[Records with drawing code]
— START —

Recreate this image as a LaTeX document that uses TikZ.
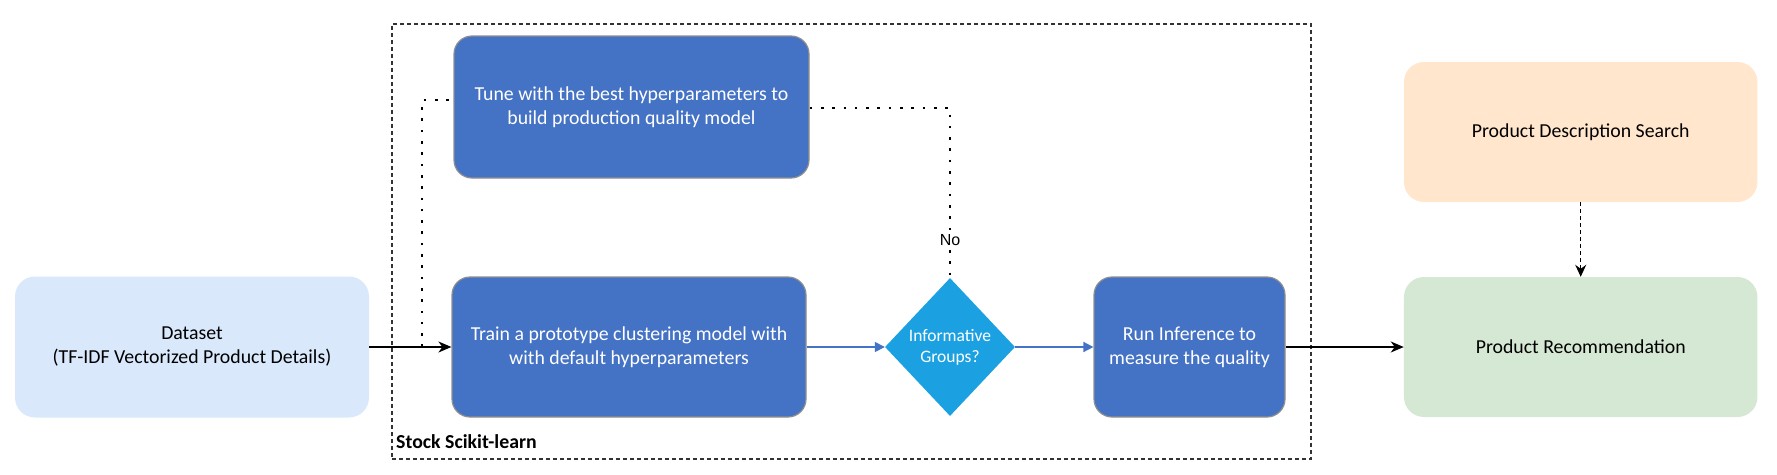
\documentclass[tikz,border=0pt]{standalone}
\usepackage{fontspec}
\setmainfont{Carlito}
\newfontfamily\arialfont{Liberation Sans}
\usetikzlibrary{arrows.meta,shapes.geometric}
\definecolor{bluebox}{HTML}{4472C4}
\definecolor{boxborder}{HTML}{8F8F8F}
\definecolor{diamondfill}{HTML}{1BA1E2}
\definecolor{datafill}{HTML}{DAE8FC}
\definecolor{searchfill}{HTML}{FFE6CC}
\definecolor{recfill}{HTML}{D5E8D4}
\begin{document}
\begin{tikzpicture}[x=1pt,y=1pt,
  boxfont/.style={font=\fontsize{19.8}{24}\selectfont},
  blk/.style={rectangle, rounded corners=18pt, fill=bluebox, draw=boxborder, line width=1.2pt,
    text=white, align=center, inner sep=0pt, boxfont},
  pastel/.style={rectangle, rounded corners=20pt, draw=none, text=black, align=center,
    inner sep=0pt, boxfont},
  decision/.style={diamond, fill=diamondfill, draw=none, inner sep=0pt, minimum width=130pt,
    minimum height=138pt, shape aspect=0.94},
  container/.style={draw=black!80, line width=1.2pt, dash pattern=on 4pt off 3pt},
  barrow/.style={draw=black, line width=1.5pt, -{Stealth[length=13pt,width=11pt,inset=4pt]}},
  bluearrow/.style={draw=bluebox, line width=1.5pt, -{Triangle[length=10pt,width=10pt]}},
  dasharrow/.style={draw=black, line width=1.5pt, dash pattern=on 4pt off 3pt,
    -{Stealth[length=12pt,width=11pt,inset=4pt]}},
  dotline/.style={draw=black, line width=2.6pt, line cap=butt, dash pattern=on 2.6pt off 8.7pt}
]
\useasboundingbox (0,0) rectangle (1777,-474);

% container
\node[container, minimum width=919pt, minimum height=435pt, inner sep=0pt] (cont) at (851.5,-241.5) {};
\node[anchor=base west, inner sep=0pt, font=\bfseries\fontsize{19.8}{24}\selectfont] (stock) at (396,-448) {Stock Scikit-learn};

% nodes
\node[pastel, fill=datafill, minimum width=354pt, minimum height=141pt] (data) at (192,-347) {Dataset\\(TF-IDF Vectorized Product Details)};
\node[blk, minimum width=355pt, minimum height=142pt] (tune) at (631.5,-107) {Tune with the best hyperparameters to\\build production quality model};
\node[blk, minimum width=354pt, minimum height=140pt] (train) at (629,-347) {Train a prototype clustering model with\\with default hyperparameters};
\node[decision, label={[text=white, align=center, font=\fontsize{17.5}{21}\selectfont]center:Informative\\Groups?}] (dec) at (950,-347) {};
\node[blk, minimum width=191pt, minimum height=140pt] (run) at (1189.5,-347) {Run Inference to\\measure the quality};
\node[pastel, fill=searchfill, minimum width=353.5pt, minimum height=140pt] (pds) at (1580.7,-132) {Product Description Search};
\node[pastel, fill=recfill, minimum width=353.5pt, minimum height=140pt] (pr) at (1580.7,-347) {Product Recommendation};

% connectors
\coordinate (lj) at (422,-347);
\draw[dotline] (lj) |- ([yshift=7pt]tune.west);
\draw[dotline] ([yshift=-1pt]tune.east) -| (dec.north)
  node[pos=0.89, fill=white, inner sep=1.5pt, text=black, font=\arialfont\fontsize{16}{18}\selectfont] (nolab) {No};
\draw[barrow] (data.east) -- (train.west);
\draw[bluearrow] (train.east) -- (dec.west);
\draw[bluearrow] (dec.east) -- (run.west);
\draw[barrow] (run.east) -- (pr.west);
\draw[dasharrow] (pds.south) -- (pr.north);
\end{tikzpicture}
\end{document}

— END —
— START —

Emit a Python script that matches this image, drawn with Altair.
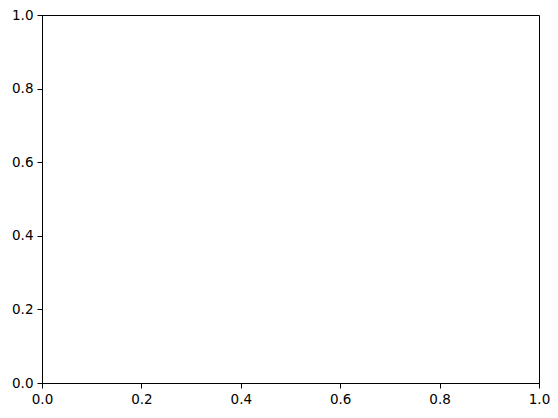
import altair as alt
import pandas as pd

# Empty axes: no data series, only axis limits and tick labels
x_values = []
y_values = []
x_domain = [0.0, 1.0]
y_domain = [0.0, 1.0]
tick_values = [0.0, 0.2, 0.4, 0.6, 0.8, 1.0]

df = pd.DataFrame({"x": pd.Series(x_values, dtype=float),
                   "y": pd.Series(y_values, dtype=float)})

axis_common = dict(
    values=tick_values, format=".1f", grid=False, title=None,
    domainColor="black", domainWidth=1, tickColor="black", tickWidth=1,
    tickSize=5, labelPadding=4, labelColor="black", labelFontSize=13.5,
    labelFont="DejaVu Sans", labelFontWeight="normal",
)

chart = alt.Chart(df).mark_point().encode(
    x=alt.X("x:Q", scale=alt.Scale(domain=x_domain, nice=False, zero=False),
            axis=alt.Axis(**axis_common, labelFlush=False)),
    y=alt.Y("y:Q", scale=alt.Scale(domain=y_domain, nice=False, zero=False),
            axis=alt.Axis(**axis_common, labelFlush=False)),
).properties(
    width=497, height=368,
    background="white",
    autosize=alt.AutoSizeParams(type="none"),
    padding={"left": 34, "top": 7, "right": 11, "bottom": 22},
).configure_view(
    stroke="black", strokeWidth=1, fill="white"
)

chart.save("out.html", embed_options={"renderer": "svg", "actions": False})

— END —

What is required
Using the listing above, repeat word for word each line from the one with "Recreate this image" down to the one with "(stock) at (396,-448)", both included. Omit all pictures.

Complete output
Recreate this image as a LaTeX document that uses TikZ.
\documentclass[tikz,border=0pt]{standalone}
\usepackage{fontspec}
\setmainfont{Carlito}
\newfontfamily\arialfont{Liberation Sans}
\usetikzlibrary{arrows.meta,shapes.geometric}
\definecolor{bluebox}{HTML}{4472C4}
\definecolor{boxborder}{HTML}{8F8F8F}
\definecolor{diamondfill}{HTML}{1BA1E2}
\definecolor{datafill}{HTML}{DAE8FC}
\definecolor{searchfill}{HTML}{FFE6CC}
\definecolor{recfill}{HTML}{D5E8D4}
\begin{document}
\begin{tikzpicture}[x=1pt,y=1pt,
  boxfont/.style={font=\fontsize{19.8}{24}\selectfont},
  blk/.style={rectangle, rounded corners=18pt, fill=bluebox, draw=boxborder, line width=1.2pt,
    text=white, align=center, inner sep=0pt, boxfont},
  pastel/.style={rectangle, rounded corners=20pt, draw=none, text=black, align=center,
    inner sep=0pt, boxfont},
  decision/.style={diamond, fill=diamondfill, draw=none, inner sep=0pt, minimum width=130pt,
    minimum height=138pt, shape aspect=0.94},
  container/.style={draw=black!80, line width=1.2pt, dash pattern=on 4pt off 3pt},
  barrow/.style={draw=black, line width=1.5pt, -{Stealth[length=13pt,width=11pt,inset=4pt]}},
  bluearrow/.style={draw=bluebox, line width=1.5pt, -{Triangle[length=10pt,width=10pt]}},
  dasharrow/.style={draw=black, line width=1.5pt, dash pattern=on 4pt off 3pt,
    -{Stealth[length=12pt,width=11pt,inset=4pt]}},
  dotline/.style={draw=black, line width=2.6pt, line cap=butt, dash pattern=on 2.6pt off 8.7pt}
]
\useasboundingbox (0,0) rectangle (1777,-474);

% container
\node[container, minimum width=919pt, minimum height=435pt, inner sep=0pt] (cont) at (851.5,-241.5) {};
\node[anchor=base west, inner sep=0pt, font=\bfseries\fontsize{19.8}{24}\selectfont] (stock) at (396,-448) {Stock Scikit-learn};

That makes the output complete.